For organisms that gain physical access to a new environment, such as a transposons in prokaryotes or viruses in multicellular organisms, molecular and genetic fluctuations inevitably lead to new activities. In the case of HIV, recent introduction of this retrovirus into human populations has caused the epidemic of AIDS. Retroviruses are composed of several proteins, including the Gag protein that mediates their self-assembly into capsid particles that assemble viral RNA genome and bud from cells to infect others. Humans also have several evolutionarily conserved genes derived from retroviral Gag.
For example, ARC is an essential human gene that is required for synaptic plasticity and memory. Arc-deficient mice are unable to retain newly formed memories. Remarkably, mammalian ARC forms capsid-like structures in neurons that are indistinguishable from retroviral Gag, binds to neuronal RNA molecules, and mediates their transfer in capsid-like particles to neighboring neurons. Evolutionary analysis suggests that our ARC is derived from a distinct vertebrate lineage of Gypsy retrotransposons, which themselves are ancestors to modern retroviruses like HIV. The insect lineage of Gypsy retrotransposons still mediates horizontal gene transfer in Drosophila flies, where it is thought to protect flies from infection by other retroviruses. Remarkably, the vertical transmission of Gypsy from parents to offspring insects is itself regulated by the endosymbiotic Wolbachia bacteria.
Thus, there is no inherent distinction between pathogenic, commensal, or symbiotic organisms. All three relationships are shared outcomes of a fluctuating and dynamic evolutionary physical process. Indeed, recent microscopic and genome sequencing studies of viruses show that each isolate is composed of extraordinarily diverse populations of viral particles, both structurally with respect to the fluctuant molecular architectures of viral particles, and genetically in terms of mutants and variants. Many viruses, and HIV in particular, exist on a kind of evolutionary precipice, with mutational rates that would be lethal for our cells, forced into Red Queen’s sprint by entropic and selective pressures.

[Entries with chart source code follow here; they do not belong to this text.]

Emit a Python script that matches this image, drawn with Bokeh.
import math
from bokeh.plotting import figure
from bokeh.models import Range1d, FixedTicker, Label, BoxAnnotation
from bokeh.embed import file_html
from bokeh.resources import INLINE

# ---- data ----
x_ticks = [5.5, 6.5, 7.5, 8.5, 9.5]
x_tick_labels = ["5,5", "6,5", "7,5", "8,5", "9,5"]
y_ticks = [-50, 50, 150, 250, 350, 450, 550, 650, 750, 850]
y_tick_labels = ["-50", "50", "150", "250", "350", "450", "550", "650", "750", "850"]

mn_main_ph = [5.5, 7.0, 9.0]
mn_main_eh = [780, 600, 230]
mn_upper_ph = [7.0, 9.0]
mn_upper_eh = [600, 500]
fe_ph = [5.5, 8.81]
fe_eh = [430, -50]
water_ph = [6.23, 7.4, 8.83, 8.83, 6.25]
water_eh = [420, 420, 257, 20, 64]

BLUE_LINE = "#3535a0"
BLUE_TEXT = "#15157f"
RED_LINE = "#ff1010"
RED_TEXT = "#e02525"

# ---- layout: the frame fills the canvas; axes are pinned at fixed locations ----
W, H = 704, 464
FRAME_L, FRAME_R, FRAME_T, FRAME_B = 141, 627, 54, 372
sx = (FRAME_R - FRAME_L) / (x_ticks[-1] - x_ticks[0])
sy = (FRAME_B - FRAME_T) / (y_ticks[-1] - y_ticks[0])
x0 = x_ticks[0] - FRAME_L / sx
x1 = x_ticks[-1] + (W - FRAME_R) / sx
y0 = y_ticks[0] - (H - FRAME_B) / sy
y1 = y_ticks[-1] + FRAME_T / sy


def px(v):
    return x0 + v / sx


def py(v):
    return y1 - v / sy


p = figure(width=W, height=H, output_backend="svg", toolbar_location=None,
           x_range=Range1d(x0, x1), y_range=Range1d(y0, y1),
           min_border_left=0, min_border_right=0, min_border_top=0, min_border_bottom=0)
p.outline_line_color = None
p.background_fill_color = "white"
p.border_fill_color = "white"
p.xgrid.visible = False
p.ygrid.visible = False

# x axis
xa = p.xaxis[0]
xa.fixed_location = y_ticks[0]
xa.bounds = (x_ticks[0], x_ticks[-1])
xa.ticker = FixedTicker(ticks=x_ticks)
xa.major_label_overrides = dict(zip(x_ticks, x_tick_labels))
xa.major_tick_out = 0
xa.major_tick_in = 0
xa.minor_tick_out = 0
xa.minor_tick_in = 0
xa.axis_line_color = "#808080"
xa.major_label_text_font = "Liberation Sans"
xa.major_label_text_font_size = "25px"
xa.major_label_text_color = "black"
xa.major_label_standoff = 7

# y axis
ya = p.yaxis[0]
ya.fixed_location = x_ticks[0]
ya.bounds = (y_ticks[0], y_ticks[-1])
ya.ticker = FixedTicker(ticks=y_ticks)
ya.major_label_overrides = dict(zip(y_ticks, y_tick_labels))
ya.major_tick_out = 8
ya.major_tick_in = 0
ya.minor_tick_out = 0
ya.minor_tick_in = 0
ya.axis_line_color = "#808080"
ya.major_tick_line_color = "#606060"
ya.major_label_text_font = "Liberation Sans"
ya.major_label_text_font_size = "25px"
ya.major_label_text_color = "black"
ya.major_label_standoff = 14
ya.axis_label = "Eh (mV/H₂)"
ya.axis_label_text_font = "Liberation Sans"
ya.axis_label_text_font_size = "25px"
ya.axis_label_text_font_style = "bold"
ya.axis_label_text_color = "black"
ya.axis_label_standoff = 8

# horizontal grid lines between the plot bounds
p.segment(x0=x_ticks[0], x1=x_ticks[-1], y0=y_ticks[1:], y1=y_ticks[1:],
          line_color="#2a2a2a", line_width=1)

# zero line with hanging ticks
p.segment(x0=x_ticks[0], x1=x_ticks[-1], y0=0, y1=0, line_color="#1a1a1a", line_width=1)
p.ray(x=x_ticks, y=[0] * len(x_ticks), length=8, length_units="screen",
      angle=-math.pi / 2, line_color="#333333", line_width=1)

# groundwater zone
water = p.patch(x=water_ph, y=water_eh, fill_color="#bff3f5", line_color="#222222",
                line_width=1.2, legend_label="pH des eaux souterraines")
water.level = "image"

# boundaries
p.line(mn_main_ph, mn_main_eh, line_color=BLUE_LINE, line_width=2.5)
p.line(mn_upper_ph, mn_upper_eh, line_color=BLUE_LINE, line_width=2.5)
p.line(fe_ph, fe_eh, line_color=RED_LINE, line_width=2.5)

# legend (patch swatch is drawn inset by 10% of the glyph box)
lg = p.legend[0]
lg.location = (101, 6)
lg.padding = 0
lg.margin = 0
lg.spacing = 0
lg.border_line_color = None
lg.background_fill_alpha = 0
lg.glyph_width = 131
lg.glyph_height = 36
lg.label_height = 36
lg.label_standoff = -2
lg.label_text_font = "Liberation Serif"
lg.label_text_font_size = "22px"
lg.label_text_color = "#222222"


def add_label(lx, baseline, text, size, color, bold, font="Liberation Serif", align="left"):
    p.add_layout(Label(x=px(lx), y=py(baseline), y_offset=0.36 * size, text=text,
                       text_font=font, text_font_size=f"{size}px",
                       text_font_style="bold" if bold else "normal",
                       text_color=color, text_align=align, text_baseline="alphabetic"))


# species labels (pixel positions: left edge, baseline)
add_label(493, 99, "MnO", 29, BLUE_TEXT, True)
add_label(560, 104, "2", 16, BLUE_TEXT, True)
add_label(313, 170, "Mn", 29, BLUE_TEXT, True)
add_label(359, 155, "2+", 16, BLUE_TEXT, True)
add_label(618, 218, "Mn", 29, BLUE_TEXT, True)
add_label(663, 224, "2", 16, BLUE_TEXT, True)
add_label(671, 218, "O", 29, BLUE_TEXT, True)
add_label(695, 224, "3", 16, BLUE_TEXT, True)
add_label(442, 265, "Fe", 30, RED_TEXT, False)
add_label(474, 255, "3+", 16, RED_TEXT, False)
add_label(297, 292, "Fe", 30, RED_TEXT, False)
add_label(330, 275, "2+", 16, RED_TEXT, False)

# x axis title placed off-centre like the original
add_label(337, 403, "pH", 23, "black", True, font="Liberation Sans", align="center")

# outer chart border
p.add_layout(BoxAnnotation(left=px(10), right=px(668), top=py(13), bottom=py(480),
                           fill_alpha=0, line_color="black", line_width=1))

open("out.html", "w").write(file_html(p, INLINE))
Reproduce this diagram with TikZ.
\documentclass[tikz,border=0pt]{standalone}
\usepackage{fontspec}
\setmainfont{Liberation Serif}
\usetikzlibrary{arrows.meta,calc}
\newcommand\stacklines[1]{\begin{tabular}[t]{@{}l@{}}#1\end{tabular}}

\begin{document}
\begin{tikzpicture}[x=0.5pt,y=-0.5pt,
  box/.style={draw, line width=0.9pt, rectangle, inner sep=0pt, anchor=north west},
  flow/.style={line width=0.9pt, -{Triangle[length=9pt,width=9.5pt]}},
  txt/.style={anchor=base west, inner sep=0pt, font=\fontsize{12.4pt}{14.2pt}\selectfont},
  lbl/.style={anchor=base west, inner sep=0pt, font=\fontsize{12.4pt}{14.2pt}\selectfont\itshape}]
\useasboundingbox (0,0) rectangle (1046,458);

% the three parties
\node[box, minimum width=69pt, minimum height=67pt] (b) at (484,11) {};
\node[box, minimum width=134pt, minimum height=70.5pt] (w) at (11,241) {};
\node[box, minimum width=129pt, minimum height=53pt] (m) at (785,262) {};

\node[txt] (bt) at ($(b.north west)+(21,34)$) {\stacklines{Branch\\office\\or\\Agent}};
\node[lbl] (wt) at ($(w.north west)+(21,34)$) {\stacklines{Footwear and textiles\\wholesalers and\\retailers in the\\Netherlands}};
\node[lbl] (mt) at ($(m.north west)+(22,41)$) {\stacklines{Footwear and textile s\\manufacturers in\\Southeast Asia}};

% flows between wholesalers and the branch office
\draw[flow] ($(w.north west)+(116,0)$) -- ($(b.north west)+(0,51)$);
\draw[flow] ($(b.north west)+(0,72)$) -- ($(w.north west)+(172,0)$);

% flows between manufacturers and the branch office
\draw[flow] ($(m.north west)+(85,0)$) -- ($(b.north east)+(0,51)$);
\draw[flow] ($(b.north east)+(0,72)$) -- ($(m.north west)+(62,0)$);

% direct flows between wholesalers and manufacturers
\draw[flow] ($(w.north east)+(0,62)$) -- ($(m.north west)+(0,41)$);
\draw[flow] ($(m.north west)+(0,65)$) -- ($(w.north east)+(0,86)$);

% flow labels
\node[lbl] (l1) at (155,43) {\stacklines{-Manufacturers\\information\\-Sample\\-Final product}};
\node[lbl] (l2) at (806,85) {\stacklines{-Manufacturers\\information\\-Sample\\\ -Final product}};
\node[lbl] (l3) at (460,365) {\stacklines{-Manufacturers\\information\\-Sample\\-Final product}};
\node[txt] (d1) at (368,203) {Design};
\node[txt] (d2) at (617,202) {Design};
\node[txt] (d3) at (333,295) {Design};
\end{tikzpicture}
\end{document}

Lovelock proposed that our entire planetary system is metastable because of the accumulation of reactive gases like methane, produced by bacterial fermentation or decay of organic material. This metastability is the defining feature of all living systems. Life on Earth is directly linked to the absorption, consumption, and dissipation of solar energy by photosynthetic organisms, which provide sustenance for the rest of us. Viruses, bacteria, and other organisms that cause disease are similarly reactive products, intermediates, and food that link humans with our ecosphere. So long as humans continue to proliferate and encounter new environments, we will continue to encounter new organisms. Insofar as at least some of the new encounters between organisms are truly new, without any preceding functional co-adaptation, disease from pathogens is inevitable. It is the spark when immortal electrons first collide.